Holy well, Carrickhill, Co. Dublin
Co. Dublin |
Holy Sites & Wells
Somewhere beneath the road-siding along the shoreline at Carrickhill, County Dublin, a holy well has been quietly erased from the landscape.
Known as Tobermaclaney, it was carefully recorded on the 1837 edition of the Ordnance Survey Ireland six-inch map, shown sitting within a small square-shaped field roughly twelve metres southwest of the Carrick martello tower. Today there are no surface remains whatsoever; the well has been buried under the road margin, and the only way to know it ever existed is to consult the old maps or the folklore record.
The well's disappearance has a fairly precise cause. The construction of a pier associated with the nearby martello tower, one of a series of squat circular fortifications built along the Irish coast in the early nineteenth century as a defence against a potential Napoleonic invasion, disturbed the site and effectively sealed it. An Ordnance Survey record from 1830, cited in Bolton et al. (2012), captured the well's character just before this disruption took hold: water from Tobermaclaney ran down the hillside, collecting into two small pools beside the tower before continuing on to the sea at the curved stone pier. It is a small but specific detail that makes the loss feel oddly concrete. Caoimhín Ó Danachair, the folklore scholar and photographer, noted the well's absence in 1958, by which point it had already vanished from the surface, and his photographs of the area, taken around that time, are held in the National Folklore Collection at UCD and accessible through the Dúchas archive online.
There is nothing to see at the site in the conventional sense, and a visitor should arrive knowing that.

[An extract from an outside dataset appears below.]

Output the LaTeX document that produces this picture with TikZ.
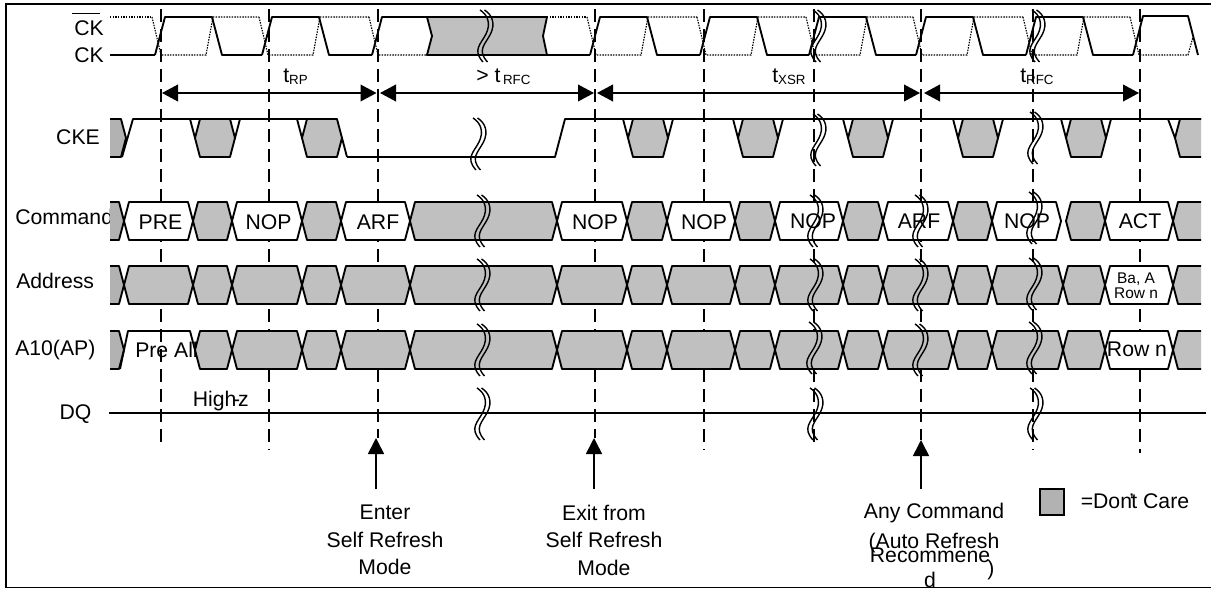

The interest lies in the gap between the 1830 description and the present shoreline, the way a small water source that once threaded visibly down to the sea has been absorbed entirely into coastal infrastructure. The martello tower itself, designated DU012-040, still stands nearby and gives a physical reference point for locating the approximate area of the well. The Dúchas photographs, accessible at duchas.ie, offer the closest thing to a view of the landscape as it appeared when the well's memory was still just about alive.